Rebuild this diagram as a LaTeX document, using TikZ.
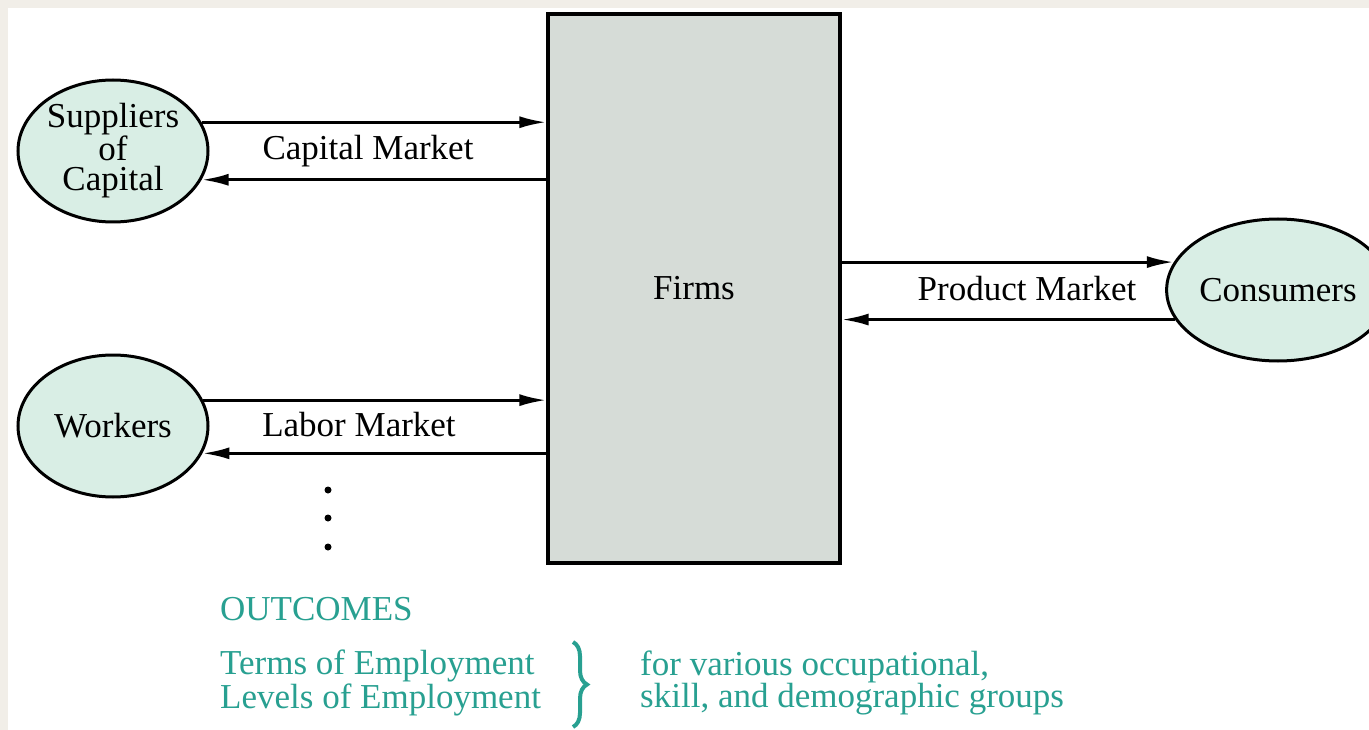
\documentclass[tikz,border=0pt]{standalone}
\usepackage{fontspec}
\setmainfont{Liberation Serif}
\usetikzlibrary{shapes.geometric,arrows.meta,decorations.pathreplacing}
\definecolor{bgout}{HTML}{F1EEE8}
\definecolor{ellfill}{HTML}{D9EEE5}
\definecolor{rectfill}{HTML}{D6DCD7}
\definecolor{teal2}{RGB}{40,160,145}
\tikzset{
  txt/.style={font=\fontsize{35}{30}\selectfont, text=black, align=center, inner sep=0pt},
  agent/.style={ellipse, draw=black, line width=3pt, fill=ellfill, inner sep=0pt, txt},
  flow/.style={line width=3pt, -{Latex[length=27pt,width=12pt]}},
  outc/.style={font=\fontsize{35}{30}\selectfont, text=teal2, align=left, inner sep=0pt, anchor=west},
  dotn/.style={circle, fill=black, inner sep=0pt, minimum size=7pt}
}
\begin{document}
\begin{tikzpicture}[x=1pt,y=-1pt]
\fill[bgout] (0,0) rectangle (1369,730);
\fill[white] (8,8) rectangle (1369,730);
\useasboundingbox (0,0) rectangle (1369,730);

\node[draw=black, line width=3.2pt, fill=rectfill, minimum width=292pt, minimum height=549pt, txt] (firms) at (694,288.5) {Firms};

\node[agent, minimum width=190pt, minimum height=142pt] (sup) at (113,151) {Suppliers\\of\\Capital};
\node[agent, minimum width=190pt, minimum height=142pt] (wrk) at (113,426) {Workers};
\node[agent, minimum width=184pt, minimum height=142pt] (con) at (1278,290) {Consumers};

\draw[flow] (sup.18) -- (sup.18 -| firms.west);
\draw[flow] (sup.-18 -| firms.west) -- (sup.-18);
\node[txt] (capm) at (368,151) {Capital Market};

\draw[flow] (wrk.16) -- (wrk.16 -| firms.west);
\draw[flow] (wrk.-17 -| firms.west) -- (wrk.-17);
\node[txt] (labm) at (359,425) {Labor Market};

\draw[flow] (firms.east |- con.165.5) -- (con.165.5);
\draw[flow] (con.196) -- (firms.east |- con.196);
\node[txt] (prodm) at (1027,289) {Product Market};

\node[dotn] (d1) at (328,490) {};
\node[dotn] (d2) at (328,518) {};
\node[dotn] (d3) at (328,547) {};

\node[outc] (outc) at (220,609) {OUTCOMES};
\node[outc] (terms) at (220,683) {Terms of Employment\\Levels of Employment};
\node[outc] (groups) at (640,683) {for various occupational,\\skill, and demographic groups};
\draw[teal2, line width=4pt, decorate, decoration={brace, amplitude=14pt}] (573,642) -- (573,727);
\end{tikzpicture}
\end{document}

| Task requirements |
Set down all the data again exactly as above, pictures excluded.

| Response to the task |
Rebuild this diagram as a LaTeX document, using TikZ.
\documentclass[tikz,border=0pt]{standalone}
\usepackage{fontspec}
\setmainfont{Liberation Serif}
\usetikzlibrary{shapes.geometric,arrows.meta,decorations.pathreplacing}
\definecolor{bgout}{HTML}{F1EEE8}
\definecolor{ellfill}{HTML}{D9EEE5}
\definecolor{rectfill}{HTML}{D6DCD7}
\definecolor{teal2}{RGB}{40,160,145}
\tikzset{
  txt/.style={font=\fontsize{35}{30}\selectfont, text=black, align=center, inner sep=0pt},
  agent/.style={ellipse, draw=black, line width=3pt, fill=ellfill, inner sep=0pt, txt},
  flow/.style={line width=3pt, -{Latex[length=27pt,width=12pt]}},
  outc/.style={font=\fontsize{35}{30}\selectfont, text=teal2, align=left, inner sep=0pt, anchor=west},
  dotn/.style={circle, fill=black, inner sep=0pt, minimum size=7pt}
}
\begin{document}
\begin{tikzpicture}[x=1pt,y=-1pt]
\fill[bgout] (0,0) rectangle (1369,730);
\fill[white] (8,8) rectangle (1369,730);
\useasboundingbox (0,0) rectangle (1369,730);

\node[draw=black, line width=3.2pt, fill=rectfill, minimum width=292pt, minimum height=549pt, txt] (firms) at (694,288.5) {Firms};

\node[agent, minimum width=190pt, minimum height=142pt] (sup) at (113,151) {Suppliers\\of\\Capital};
\node[agent, minimum width=190pt, minimum height=142pt] (wrk) at (113,426) {Workers};
\node[agent, minimum width=184pt, minimum height=142pt] (con) at (1278,290) {Consumers};

\draw[flow] (sup.18) -- (sup.18 -| firms.west);
\draw[flow] (sup.-18 -| firms.west) -- (sup.-18);
\node[txt] (capm) at (368,151) {Capital Market};

\draw[flow] (wrk.16) -- (wrk.16 -| firms.west);
\draw[flow] (wrk.-17 -| firms.west) -- (wrk.-17);
\node[txt] (labm) at (359,425) {Labor Market};

\draw[flow] (firms.east |- con.165.5) -- (con.165.5);
\draw[flow] (con.196) -- (firms.east |- con.196);
\node[txt] (prodm) at (1027,289) {Product Market};

\node[dotn] (d1) at (328,490) {};
\node[dotn] (d2) at (328,518) {};
\node[dotn] (d3) at (328,547) {};

\node[outc] (outc) at (220,609) {OUTCOMES};
\node[outc] (terms) at (220,683) {Terms of Employment\\Levels of Employment};
\node[outc] (groups) at (640,683) {for various occupational,\\skill, and demographic groups};
\draw[teal2, line width=4pt, decorate, decoration={brace, amplitude=14pt}] (573,642) -- (573,727);
\end{tikzpicture}
\end{document}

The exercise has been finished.